Managing the Government’s Wallet

GW Law professors call for stronger intergovernmental purchasing regulations on Capitol Hill.

February 8, 2010

Three GW Law professors testified before the U.S. Senate on flexible purchasing arrangements and government contract regulations Feb. 25.

Steven Schooner, associate professor of law and co-director of GW’s Government Procurement Law Program; Joshua Schwartz, E.K. Gubin Professor of Government Contracts Law and co-director of the Government Procurement Law Program; and Ralph Nash, professor emeritus of government contracts law, joined a panel to discuss inter-agency purchasing behaviors and offer recommendations for controls with the Senate Committee on Homeland Security and Governmental Affairs Subcommittee on Contracting Oversight at the Dirksen Senate Office Building. 

GW’s Government Procurement Law Program, which is celebrating its 50th anniversary this year, is known globally as a leader in field.

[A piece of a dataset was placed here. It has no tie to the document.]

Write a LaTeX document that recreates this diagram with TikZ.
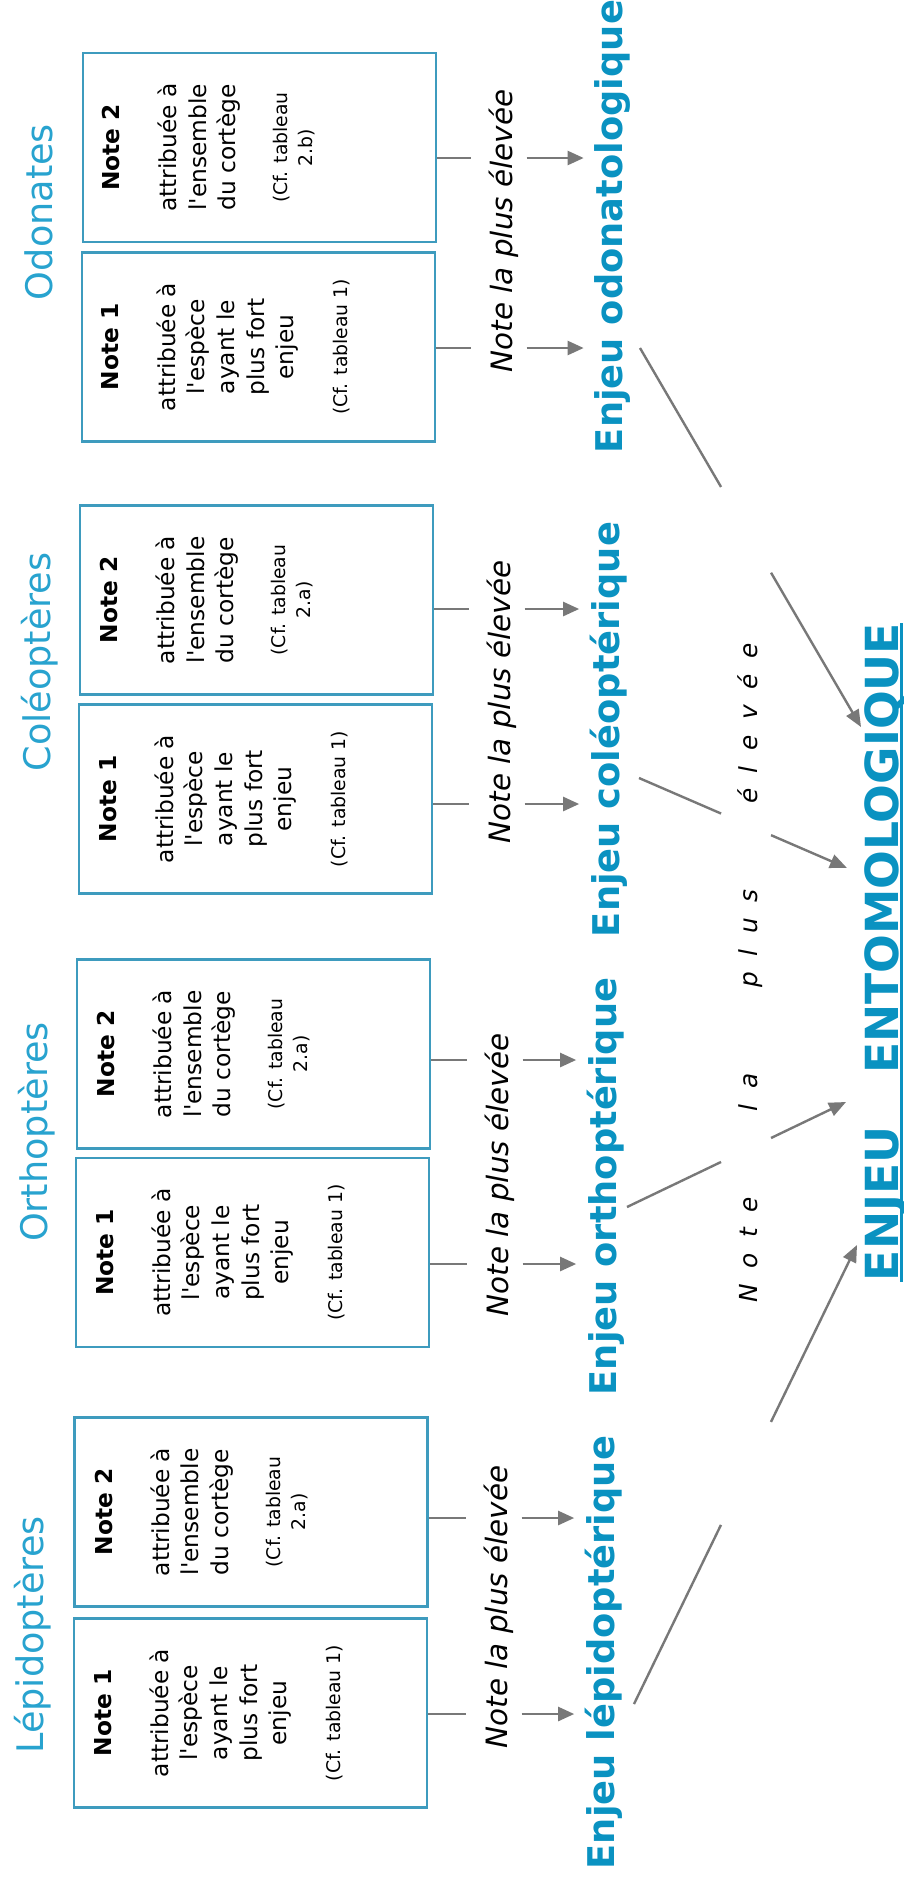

According to Mr. Schooner, interagency contracting occurs when one agency purchases goods for another agency for a small fee. The U.S. Department of Defense, for example, has a centralized office that purchases fuels for the various defense agencies so that the department can benefit from the economies of scale, which Mr. Schooner believes makes sense. But many other agencies offer buying services to other agencies for a fee without demonstrable benefits to the government or the public. That and the current lack of controls, argues Mr. Schooner, could prove damaging to the public good.

These arrangements have become increasingly popular, he says. “Agencies are now buying for others without real, legitimate justification for doing so,” says Mr. Schooner, who also testified earlier in the day on the contracting workforce in front the House Armed Services Committee’s Defense Acquisition Reform Panel. “You have agencies trying to generate revenue in ways that are not directly correlated to the purpose Congress had created them for in first place. Some of us think the system breaks down when this happens.”

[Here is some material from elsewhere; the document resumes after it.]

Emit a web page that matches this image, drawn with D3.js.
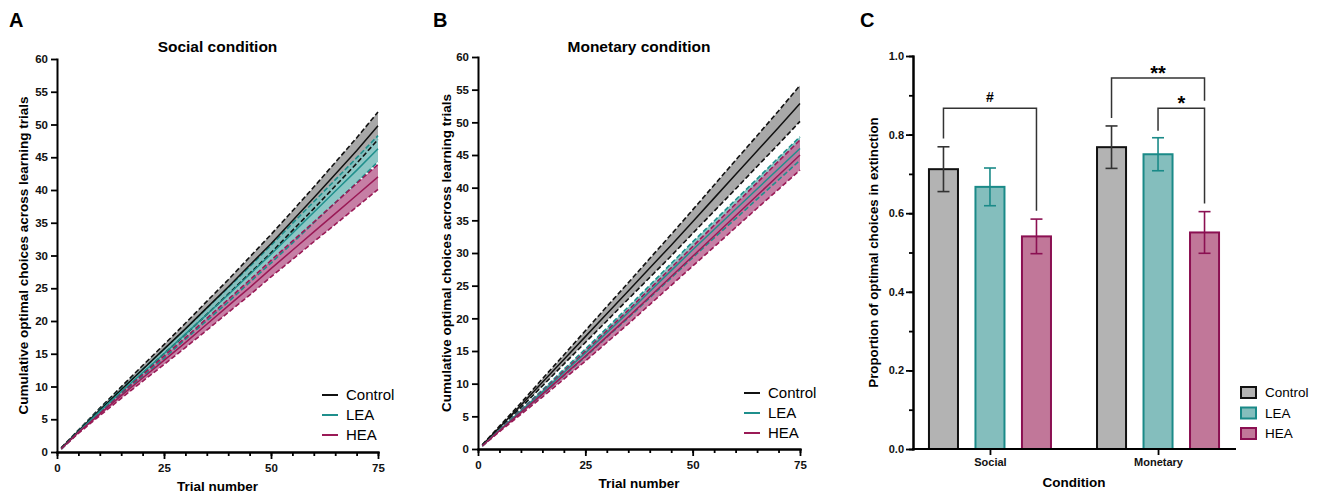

Government purchasing is a lucrative field. Last year, Mr. Schooner says the United States federal government and the European Union spent $530 billion and well over one trillion euros, respectively, on goods, services and construction. Interagency contracting also received a lot of attention in 2004 during the Abu Ghraib prison scandal, says Mr. Schooner, when it was discovered contractors involved in the prison interrogations had been hired through interagency contracts without any management structure in place.

“There is some value in entrepreneurial efforts, as it's good for the government to be more flexible,” he says, “but basic oversight and management is very important.”